The Presence Before Language

Season 1 | Marker: 🌿 Entry

There are moments in transformation work when nothing has been said, and yet everything has begun.

Before the first slide, before the kickoff meeting, before someone finds the courage to say, “things aren’t working,” there is a presence. It lingers quietly in the room, in the delay before a decision, in the way someone looks at their screen but isn’t reading, in the subtle shift of energy between departments. Not resistance. Not clarity. Just… an opening. A change in the air. The texture of the known beginning to loosen.

This is the moment before methodology, before frameworks, before reorg charts and agile sprints. It is the threshold of transformation, but one few name. Language arrives later, often too quickly. Labels are assigned: “low engagement,” “inefficiency,” “need for alignment.” But all of these are after-the-fact. They seek to make sense of what has already arrived — a deeper, quieter signal that the organization, the team, the self, is reaching the edge of an old pattern.

No strategy marks the true beginning of transformation.

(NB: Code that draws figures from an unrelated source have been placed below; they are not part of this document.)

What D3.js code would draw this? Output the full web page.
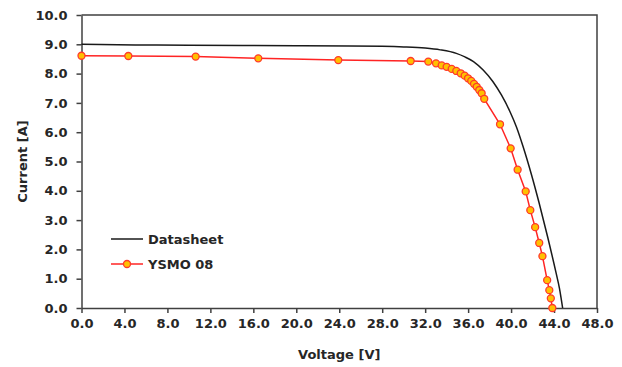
<!DOCTYPE html>
<html>
<head>
<meta charset="utf-8">
<script src="https://cdn.jsdelivr.net/npm/d3@7"></script>
<style>
  body { margin: 0; background: #fff; }
  svg text { font-family: "DejaVu Sans", sans-serif; font-weight: bold; fill: #262626; }
</style>
</head>
<body>
<svg id="chart" width="622" height="367"></svg>
<script>
// Tick labels
const xTicks = [0, 4, 8, 12, 16, 20, 24, 28, 32, 36, 40, 44, 48];
const yTicks = [0, 1, 2, 3, 4, 5, 6, 7, 8, 9, 10];
const seriesNames = ['Datasheet', 'YSMO 08'];

// Datasheet I-V curve (voltage V, current A)
const datasheetV = [0, 5, 10, 15, 20, 25, 28, 30, 32, 33.4, 34.9, 35.7, 36.5, 37.4, 38.3, 39.1, 39.9, 40.5, 41.1, 41.9, 42.6, 43.4, 44.2, 44.5, 44.8];
const datasheetI = [9.00, 8.98, 8.97, 8.96, 8.95, 8.94, 8.93, 8.91, 8.87, 8.81, 8.69, 8.57, 8.41, 8.12, 7.73, 7.27, 6.70, 6.18, 5.53, 4.55, 3.60, 2.43, 1.18, 0.68, 0.00];

// Measured YSMO 08 points
const ysmoV = [0, 4.36, 10.63, 16.46, 23.91, 30.65, 32.29, 33.01, 33.54, 34.0, 34.47, 34.9, 35.31, 35.68, 35.99, 36.29, 36.55, 36.8, 37.04, 37.26, 37.5, 38.97, 39.96, 40.61, 41.36, 41.79, 42.24, 42.62, 42.92, 43.36, 43.56, 43.7, 43.84];
const ysmoI = [8.61, 8.60, 8.58, 8.52, 8.46, 8.43, 8.41, 8.35, 8.28, 8.23, 8.16, 8.09, 8.01, 7.93, 7.84, 7.75, 7.65, 7.55, 7.44, 7.33, 7.14, 6.27, 5.45, 4.72, 3.98, 3.34, 2.76, 2.22, 1.77, 0.95, 0.61, 0.33, 0.00];

const margin = { top: 15, right: 25, bottom: 59, left: 81.5 };
const width = 622 - margin.left - margin.right;
const height = 367 - margin.top - margin.bottom;

const svg = d3.select('#chart');
const g = svg.append('g').attr('transform', `translate(${margin.left}, ${margin.top})`);

const x = d3.scaleLinear().domain([0, 48]).range([0, width]);
const y = d3.scaleLinear().domain([0, 10]).range([height, 0]);

// Axes
const xAxis = g.append('g')
  .attr('transform', `translate(0, ${height})`)
  .call(d3.axisBottom(x).tickValues(xTicks).tickFormat(d3.format('.1f')).tickSize(5).tickSizeOuter(0).tickPadding(6));
const yAxis = g.append('g')
  .call(d3.axisLeft(y).tickValues(yTicks).tickFormat(d3.format('.1f')).tickSize(5).tickSizeOuter(0).tickPadding(9));

[xAxis, yAxis].forEach(a => {
  a.selectAll('path, line').attr('stroke', '#404040').attr('stroke-width', 1.5);
  a.selectAll('text').attr('font-size', 13).attr('fill', '#262626')
    .style('font-family', '"DejaVu Sans", sans-serif').style('font-weight', 'bold');
});

// Plot frame (top and right edges)
g.append('path')
  .attr('d', `M0,0H${width}V${height}`)
  .attr('fill', 'none')
  .attr('stroke', '#404040')
  .attr('stroke-width', 1.5);

// Datasheet curve
const dsData = datasheetV.map((v, i) => ({ v, c: datasheetI[i] }));
g.append('path')
  .datum(dsData)
  .attr('fill', 'none')
  .attr('stroke', '#1a1a1a')
  .attr('stroke-width', 1.5)
  .attr('d', d3.line().x(d => x(d.v)).y(d => y(d.c)).curve(d3.curveMonotoneX));

// Measured curve
const ysData = ysmoV.map((v, i) => ({ v, c: ysmoI[i] }));
g.append('path')
  .datum(ysData)
  .attr('fill', 'none')
  .attr('stroke', '#ff2424')
  .attr('stroke-width', 1.5)
  .attr('d', d3.line().x(d => x(d.v)).y(d => y(d.c)));

g.selectAll('circle.pt')
  .data(ysData)
  .enter()
  .append('circle')
  .attr('class', 'pt')
  .attr('cx', d => x(d.v))
  .attr('cy', d => y(d.c))
  .attr('r', 3.5)
  .attr('fill', '#ffc000')
  .attr('stroke', '#ff3a2a')
  .attr('stroke-width', 1.3);

// Axis titles
svg.append('text')
  .attr('x', margin.left + width / 2)
  .attr('y', 359)
  .attr('text-anchor', 'middle')
  .attr('font-size', 13)
  .text('Voltage [V]');

svg.append('text')
  .attr('transform', `translate(27, ${margin.top + height / 2}) rotate(-90)`)
  .attr('text-anchor', 'middle')
  .attr('font-size', 13)
  .text('Current [A]');

// Legend
const legend = svg.append('g').attr('transform', 'translate(111, 239)');
seriesNames.forEach((name, i) => {
  const row = legend.append('g').attr('transform', `translate(0, ${i * 25})`);
  row.append('line')
    .attr('x1', 0).attr('x2', 32).attr('y1', 0).attr('y2', 0)
    .attr('stroke', i === 0 ? '#1a1a1a' : '#ff2424')
    .attr('stroke-width', 1.5);
  if (i === 1) {
    row.append('circle').attr('cx', 16).attr('cy', 0).attr('r', 3.5)
      .attr('fill', '#ffc000').attr('stroke', '#ff3a2a').attr('stroke-width', 1.3);
  }
  row.append('text')
    .attr('x', 37).attr('y', 5)
    .attr('font-size', 13)
    .text(name);
});
</script>
</body>
</html>
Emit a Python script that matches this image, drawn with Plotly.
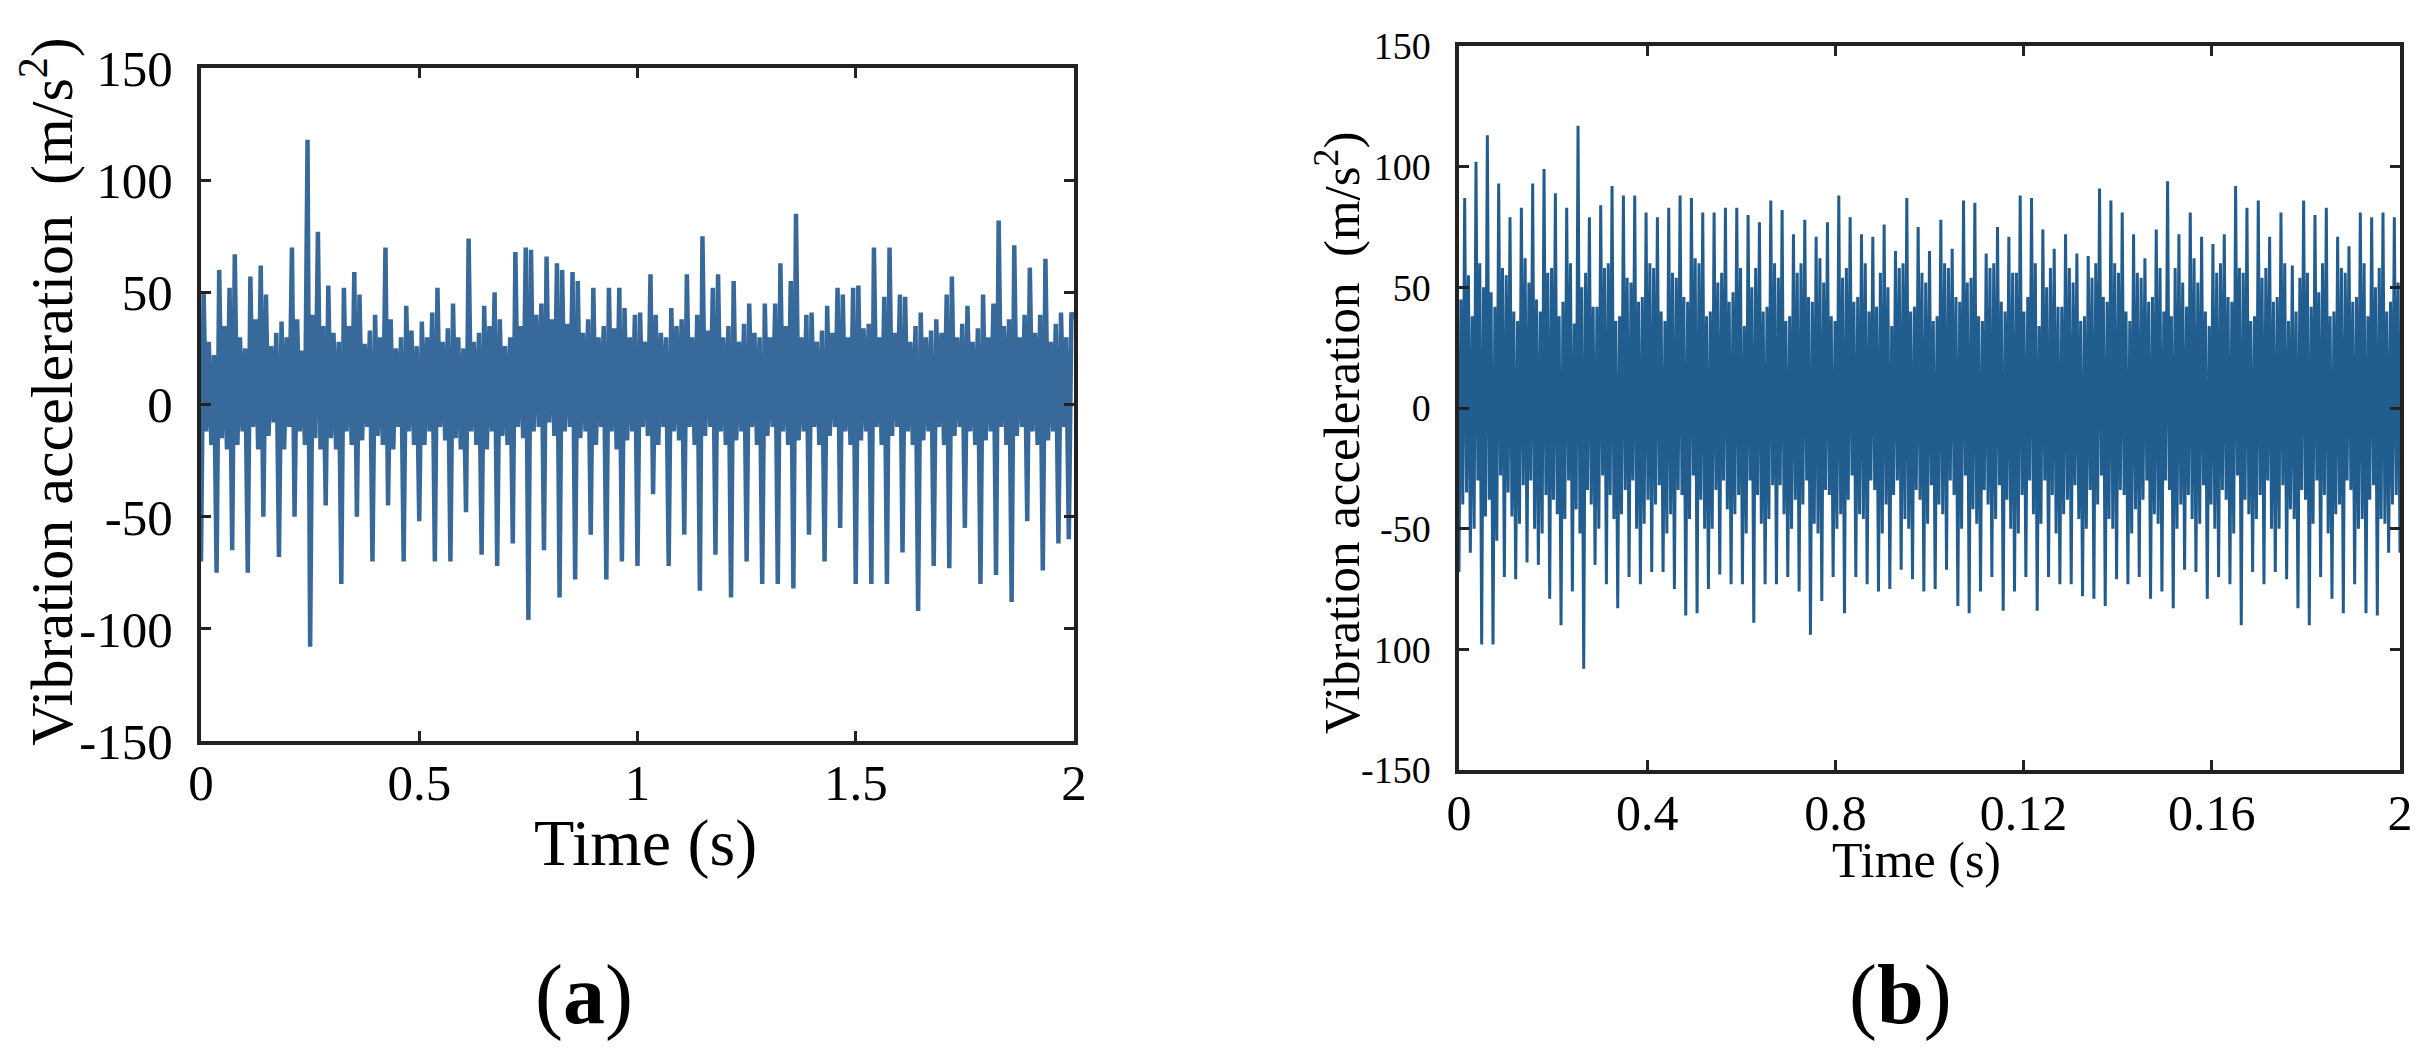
import numpy as np
import plotly.graph_objects as go

W, H = 2421, 1048
FONT = "Liberation Serif"
OFF = 8  # page body margin of the rendered html

# ---------------- data ----------------
# panel (a): vibration acceleration (m/s^2), one row ~ one impact cycle
left_acc = [
    -70, 50, -12, 28, -18, 22,
    -75, 60, -15, 35, -20, 52,
    -65, 67, -18, 30, -12, 25,
    -75, 57, -10, 38, -20, 62,
    -50, 49, -14, 26, -8, 32,
    -68, 37, -20, 30, -10, 70,
    -50, 38, -12, 24, -18, 118,
    -108, 40, -15, 77, -20, 35,
    -45, 53, -15, 32, -20, 28,
    -80, 52, -12, 35, -18, 59,
    -50, 49, -16, 27, -10, 33,
    -70, 40, -14, 30, -18, 70,
    -45, 38, -20, 25, -10, 30,
    -70, 44, -12, 33, -18, 26,
    -52, 37, -18, 30, -12, 41,
    -70, 52, -10, 28, -16, 34,
    -70, 45, -15, 30, -20, 25,
    -48, 74, -12, 28, -18, 32,
    -67, 44, -20, 35, -12, 50,
    -72, 38, -14, 26, -18, 30,
    -62, 68, -10, 35, -15, 70,
    -96, 69, -12, 40, -10, 45,
    -65, 66, -8, 38, -14, 63,
    -86, 60, -12, 36, -10, 59,
    -78, 55, -15, 32, -12, 38,
    -58, 52, -18, 30, -10, 35,
    -78, 52, -12, 34, -20, 52,
    -70, 43, -16, 30, -12, 40,
    -72, 41, -10, 28, -14, 58,
    -40, 40, -18, 32, -10, 30,
    -72, 43, -12, 35, -16, 38,
    -58, 58, -10, 30, -18, 40,
    -83, 75, -14, 33, -10, 52,
    -67, 58, -12, 30, -18, 35,
    -86, 55, -16, 28, -12, 36,
    -70, 45, -10, 32, -18, 30,
    -80, 45, -14, 30, -10, 45,
    -80, 63, -12, 35, -18, 55,
    -82, 85, -16, 30, -12, 40,
    -58, 41, -10, 28, -18, 33,
    -70, 44, -14, 32, -10, 52,
    -55, 49, -12, 30, -18, 52,
    -80, 53, -16, 34, -12, 36,
    -80, 70, -10, 30, -18, 48,
    -80, 70, -14, 32, -10, 49,
    -66, 48, -12, 28, -18, 35,
    -92, 41, -16, 30, -12, 33,
    -72, 38, -10, 32, -18, 49,
    -73, 57, -14, 30, -10, 36,
    -55, 44, -12, 28, -18, 34,
    -80, 49, -16, 30, -12, 45,
    -76, 82, -10, 35, -18, 38,
    -88, 71, -14, 30, -10, 40,
    -52, 61, -12, 32, -18, 40,
    -74, 65, -16, 28, -12, 36,
    -62, 41, -10, 30, -60, 41,
    38,
]

# panel (b): vibration acceleration (m/s^2), one row ~ one impact cycle
right_acc = [
    -68, 45, -40, 87, -35, 55,
    -60, 38, -50, 102, -30, 60,
    -98, 50, -45, 113, -38, 48,
    -98, 42, -55, 93, -28, 58,
    -70, 55, -35, 79, -45, 40,
    -71, 36, -48, 83, -32, 62,
    -64, 52, -30, 93, -50, 45,
    -65, 40, -52, 99, -36, 56,
    -79, 58, -38, 89, -44, 38,
    -90, 44, -46, 83, -30, 60,
    -76, 35, -42, 117, -52, 50,
    -108, 56, -34, 79, -40, 42,
    -65, 42, -50, 84, -28, 58,
    -73, 60, -36, 92, -46, 36,
    -83, 38, -44, 88, -34, 54,
    -70, 52, -30, 88, -50, 44,
    -73, 46, -48, 81, -38, 60,
    -68, 58, -40, 79, -32, 40,
    -68, 36, -52, 83, -44, 56,
    -75, 54, -34, 88, -36, 46,
    -86, 44, -46, 87, -28, 62,
    -85, 60, -38, 81, -50, 38,
    -75, 40, -50, 81, -34, 52,
    -69, 56, -30, 83, -42, 44,
    -73, 48, -44, 83, -36, 58,
    -73, 34, -52, 80, -30, 50,
    -89, 58, -36, 77, -48, 40,
    -73, 42, -46, 86, -32, 60,
    -73, 54, -32, 82, -44, 36,
    -70, 38, -50, 72, -38, 56,
    -76, 60, -40, 78, -30, 46,
    -94, 44, -48, 71, -52, 62,
    -80, 52, -34, 77, -36, 38,
    -70, 36, -50, 88, -44, 54,
    -85, 58, -38, 79, -28, 44,
    -70, 46, -44, 72, -46, 60,
    -73, 40, -30, 71, -34, 42,
    -76, 56, -52, 76, -40, 50,
    -75, 34, -36, 65, -30, 58,
    -67, 60, -46, 87, -50, 40,
    -71, 42, -34, 75, -38, 56,
    -76, 52, -48, 65, -32, 36,
    -75, 38, -40, 78, -44, 60,
    -67, 58, -30, 66, -36, 46,
    -82, 44, -50, 86, -28, 52,
    -85, 54, -42, 85, -48, 38,
    -76, 36, -34, 64, -40, 58,
    -70, 60, -46, 75, -32, 44,
    -84, 40, -38, 71, -50, 56,
    -76, 56, -52, 88, -36, 40,
    -70, 46, -30, 87, -44, 60,
    -84, 34, -48, 74, -30, 50,
    -70, 58, -36, 66, -52, 42,
    -73, 42, -44, 72, -38, 58,
    -73, 52, -32, 64, -46, 36,
    -78, 38, -50, 63, -34, 54,
    -79, 60, -40, 91, -28, 46,
    -82, 44, -46, 86, -50, 60,
    -71, 56, -34, 81, -36, 40,
    -73, 36, -52, 72, -42, 56,
    -70, 54, -38, 62, -30, 44,
    -79, 46, -44, 74, -48, 58,
    -76, 40, -30, 94, -34, 38,
    -83, 58, -50, 72, -40, 52,
    -67, 42, -36, 81, -46, 62,
    -68, 52, -48, 71, -32, 40,
    -79, 34, -40, 68, -50, 56,
    -70, 60, -34, 72, -38, 46,
    -73, 44, -52, 92, -28, 58,
    -90, 56, -38, 83, -44, 36,
    -68, 38, -46, 86, -36, 54,
    -73, 58, -30, 71, -50, 44,
    -68, 46, -50, 81, -32, 60,
    -71, 36, -42, 59, -46, 40,
    -83, 54, -34, 86, -38, 56,
    -90, 42, -48, 80, -30, 48,
    -70, 60, -36, 83, -52, 38,
    -79, 40, -44, 71, -40, 58,
    -85, 56, -30, 67, -34, 44,
    -73, 46, -50, 81, -46, 60,
    -85, 38, -38, 79, -32, 50,
    -86, 58, -46, 81, -48, 40,
    -60, 44, -40, 79, -36, 52,
    -60,
]

left_t = np.linspace(0, 2, len(left_acc))
right_t = np.linspace(0, 2, len(right_acc))

y_vals = [-150, -100, -50, 0, 50, 100, 150]
left_ytext = ["-150", "-100", "-50", "0", "50", "100", "150"]
right_ytext = ["-150", "100", "-50", "0", "50", "100", "150"]
left_xvals = [0, 0.5, 1, 1.5, 2]
left_xtext = ["0", "0.5", "1", "1.5", "2"]
right_xvals = [0, 0.4, 0.8, 1.2, 1.6, 2.0]
right_xtext = ["0", "0.4", "0.8", "0.12", "0.16", "2"]

ytitle = "Vibration acceleration \u00a0(m/s<sup>2</sup>)"
xtitle = "Time (s)"

# ---------------- figure ----------------
def px(x):
    return (x - OFF) / W


def py(y):
    return 1 - (y - OFF) / H


fig = go.Figure()
fig.add_trace(go.Scatter(x=left_t, y=left_acc, mode="lines",
                         line=dict(color="#37699a", width=4.5),
                         xaxis="x", yaxis="y", hoverinfo="skip"))
fig.add_trace(go.Scatter(x=right_t, y=right_acc, mode="lines",
                         line=dict(color="#215d8f", width=3),
                         xaxis="x2", yaxis="y2", hoverinfo="skip"))


def axis(domain, rng, vals, text, fsize, lw, tlen, standoff, anchor):
    return dict(domain=domain, range=rng, tickmode="array", tickvals=vals,
                ticktext=text, ticks="inside", ticklen=tlen, tickwidth=3,
                tickcolor="#222", showline=True, linecolor="#222",
                linewidth=lw, mirror="ticks", showgrid=False, zeroline=False,
                automargin=False,
                tickfont=dict(family=FONT, size=fsize, color="black"),
                ticklabelstandoff=standoff, anchor=anchor, fixedrange=True)


fig.update_layout(
    width=W, height=H,
    margin=dict(l=0, r=0, t=0, b=0, pad=0, autoexpand=False),
    paper_bgcolor="white", plot_bgcolor="white",
    showlegend=False,
    xaxis=axis([px(201), px(1074)], [0, 2], left_xvals, left_xtext, 51, 4, 10, -6, "y"),
    yaxis=axis([py(741), py(68)], [-150, 150], y_vals, left_ytext, 51, 4, 10, 14, "x"),
    xaxis2=axis([px(1459), px(2400)], [0, 2], right_xvals, right_xtext, 50, 3.5, 10, -4, "y2"),
    yaxis2=axis([py(770), py(46)], [-150, 150], y_vals, right_ytext, 38, 3.5, 10, 17, "x2"),
)

annotations = [
    dict(text=ytitle, x=px(48), y=py(392), textangle=-90,
         font=dict(family=FONT, size=60, color="black")),
    dict(text=xtitle, x=px(645), y=py(843),
         font=dict(family=FONT, size=66, color="black")),
    dict(text="(<b>a</b>)", x=px(584), y=py(995),
         font=dict(family=FONT, size=84, color="black")),
    dict(text=ytitle, x=px(1338), y=py(433), textangle=-90,
         font=dict(family=FONT, size=51, color="black")),
    dict(text=xtitle, x=px(1916), y=py(860),
         font=dict(family=FONT, size=50, color="black")),
    dict(text="(<b>b</b>)", x=px(1900), y=py(995),
         font=dict(family=FONT, size=84, color="black")),
]
for a in annotations:
    a.update(xref="paper", yref="paper", xanchor="center", yanchor="middle",
             showarrow=False)
fig.update_layout(annotations=annotations)

fig.write_html("out.html")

And what’s being noticed isn’t always comfortable. It might show up as an unspoken fatigue in middle management. As a curious silence during brainstorming. As a gentle refusal to perform the same tasks with the same enthusiasm. Not dramatic. Not rebellious. Just a subtle withdrawal of spirit. Something in the system stops believing its own myth. And that is sacred.

Many change programs overlook this presence. They arrive with answers, models, roadmaps. But if you enter too quickly, if you apply structure before attunement, something essential is lost. The soul of the organization — yes, the word soul is deliberate — begins to recede further, sensing that its discomfort will be translated into metrics rather than listened to.

There’s a kind of listening that doesn’t extract. That doesn’t ask for KPIs. That doesn’t translate the inner tension into deliverables. This kind of listening is rare. It’s slower. It requires one to step out of the role of solver and into the role of witness.

Witnessing is not passive.

To witness the presence before language is to hold space for a truth that hasn’t formed words yet — to let a system express its ache in its own time. Sometimes it emerges through metaphor. A team starts using strange phrases: “We feel like we’re running in circles,” “It’s like we’re building a house with no doors.” These are not jokes. These are not inefficiencies. These are codes.

The work, then, is not to translate these metaphors into action plans too quickly. It’s to let them resonate. To ask: what is this system trying to say, and who is it becoming?

Transformation is not a sprint. It’s a shift in perception.

Some organizations sense this early. They allow a space between the noticing and the naming. They don’t force the next step. They let language arrive naturally. These are rare organizations — often held by a leader who understands silence not as emptiness, but as preparation.

Other times, it’s not the leadership, but a single voice on the edge. Someone not in a position of power, but carrying clarity. They speak not to be heard, but because they can’t not speak anymore. Their words carry no accusation — only presence. And when that presence enters the room, something real starts moving.

We live in a time of over-declaration. Everyone has a solution. But the organizations that survive the next wave of change are the ones who sense before they act. Who pause before they solve. Who recognize that not all discomfort requires intervention — some of it simply needs to be seen.

This piece is for them.

For the leaders who wait.

For the teams who know something is shifting, but do not rush to name it.

For those who trust the intelligence of a system in transition.

The presence before language is not empty space. It is intelligence, seeking the right form.

If you’re here — reading this — you may be in it already.

Noticing.

Pausing.

Sensing the quiet beneath the change.

This is where transformation begins.